WHAT YOU WILL DO
Return each line of the data below exactly, omitting any pictures.

COLLECTED DATA

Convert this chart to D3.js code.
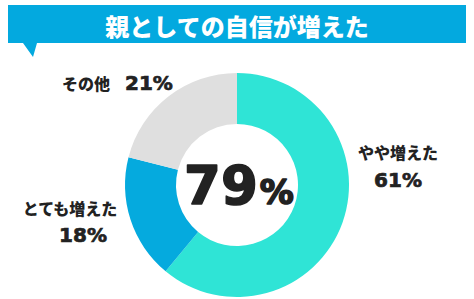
<!DOCTYPE html>
<html><head><meta charset="utf-8">
<script src="https://cdn.jsdelivr.net/npm/d3@7"></script>
<style>
html,body{margin:0;padding:0;background:#fff;}
svg{display:block;}
text{font-family:"Noto Sans CJK JP","Noto Sans",sans-serif;}
.num{font-family:"DejaVu Sans",sans-serif;}
</style></head>
<body>
<svg id="c" width="474" height="299"></svg>
<script>
const title = "親としての自信が増えた";
const categories = ["やや増えた", "とても増えた", "その他"];
const values = [61, 18, 21];
const colors = ["#2fe4d6", "#05aade", "#dfdfdf"];
const centerValue = 79;

const svg = d3.select("#c");

// Banner
svg.append("path")
  .attr("d", "M8,5 H466 V43 H37 L33,57 L23,43 H8 Z")
  .attr("fill", "#03a9df");
svg.append("text")
  .attr("x", 237).attr("y", 25)
  .attr("text-anchor", "middle").attr("dominant-baseline", "central")
  .attr("fill", "#fff").attr("font-size", 24).attr("font-weight", 900)
  .text(title);

// Donut
const cx = 237, cy = 185, rO = 112, rI = 61;
const g = svg.append("g").attr("transform", `translate(${cx},${cy})`);
const pie = d3.pie().sort(null).value(d => d)(values);
const arc = d3.arc().innerRadius(rI).outerRadius(rO);
g.selectAll("path").data(pie).join("path")
  .attr("d", arc)
  .attr("fill", (d, i) => colors[i]);

// Center text
const ct = svg.append("text").attr("class", "num")
  .attr("x", 239).attr("y", 204)
  .attr("text-anchor", "middle")
  .attr("fill", "#222").attr("stroke", "#222").attr("stroke-width", 1.6)
  .attr("stroke-linejoin", "round")
  .attr("font-weight", "bold");
ct.append("tspan").attr("font-size", 53).text(centerValue);
ct.append("tspan").attr("font-size", 34).attr("dx", 2).text("%");

// Labels
const txtColor = "#222";
function lab(x, y, s, size, anchor, cls) {
  svg.append("text").attr("x", x).attr("y", y)
    .attr("class", cls || null)
    .attr("text-anchor", anchor || "middle").attr("dominant-baseline", "central")
    .attr("fill", txtColor).attr("font-size", size)
    .attr("stroke", cls ? txtColor : "none").attr("stroke-width", 0.7)
    .attr("font-weight", cls ? "bold" : 900)
    .text(s);
}
// やや増えた 61%
lab(398, 152, categories[0], 16);
lab(398, 180, values[0] + "%", 20, "middle", "num");
// とても増えた 18%
lab(70, 208, categories[1], 16);
lab(83, 235, values[1] + "%", 20, "middle", "num");
// その他 21%
lab(62, 83, categories[2], 16, "start");
lab(125, 83, values[2] + "%", 20, "start", "num");
</script>
</body></html>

COMPLETED TASK
Convert this chart to D3.js code.
<!DOCTYPE html>
<html><head><meta charset="utf-8">
<script src="https://cdn.jsdelivr.net/npm/d3@7"></script>
<style>
html,body{margin:0;padding:0;background:#fff;}
svg{display:block;}
text{font-family:"Noto Sans CJK JP","Noto Sans",sans-serif;}
.num{font-family:"DejaVu Sans",sans-serif;}
</style></head>
<body>
<svg id="c" width="474" height="299"></svg>
<script>
const title = "親としての自信が増えた";
const categories = ["やや増えた", "とても増えた", "その他"];
const values = [61, 18, 21];
const colors = ["#2fe4d6", "#05aade", "#dfdfdf"];
const centerValue = 79;

const svg = d3.select("#c");

// Banner
svg.append("path")
  .attr("d", "M8,5 H466 V43 H37 L33,57 L23,43 H8 Z")
  .attr("fill", "#03a9df");
svg.append("text")
  .attr("x", 237).attr("y", 25)
  .attr("text-anchor", "middle").attr("dominant-baseline", "central")
  .attr("fill", "#fff").attr("font-size", 24).attr("font-weight", 900)
  .text(title);

// Donut
const cx = 237, cy = 185, rO = 112, rI = 61;
const g = svg.append("g").attr("transform", `translate(${cx},${cy})`);
const pie = d3.pie().sort(null).value(d => d)(values);
const arc = d3.arc().innerRadius(rI).outerRadius(rO);
g.selectAll("path").data(pie).join("path")
  .attr("d", arc)
  .attr("fill", (d, i) => colors[i]);

// Center text
const ct = svg.append("text").attr("class", "num")
  .attr("x", 239).attr("y", 204)
  .attr("text-anchor", "middle")
  .attr("fill", "#222").attr("stroke", "#222").attr("stroke-width", 1.6)
  .attr("stroke-linejoin", "round")
  .attr("font-weight", "bold");
ct.append("tspan").attr("font-size", 53).text(centerValue);
ct.append("tspan").attr("font-size", 34).attr("dx", 2).text("%");

// Labels
const txtColor = "#222";
function lab(x, y, s, size, anchor, cls) {
  svg.append("text").attr("x", x).attr("y", y)
    .attr("class", cls || null)
    .attr("text-anchor", anchor || "middle").attr("dominant-baseline", "central")
    .attr("fill", txtColor).attr("font-size", size)
    .attr("stroke", cls ? txtColor : "none").attr("stroke-width", 0.7)
    .attr("font-weight", cls ? "bold" : 900)
    .text(s);
}
// やや増えた 61%
lab(398, 152, categories[0], 16);
lab(398, 180, values[0] + "%", 20, "middle", "num");
// とても増えた 18%
lab(70, 208, categories[1], 16);
lab(83, 235, values[1] + "%", 20, "middle", "num");
// その他 21%
lab(62, 83, categories[2], 16, "start");
lab(125, 83, values[2] + "%", 20, "start", "num");
</script>
</body></html>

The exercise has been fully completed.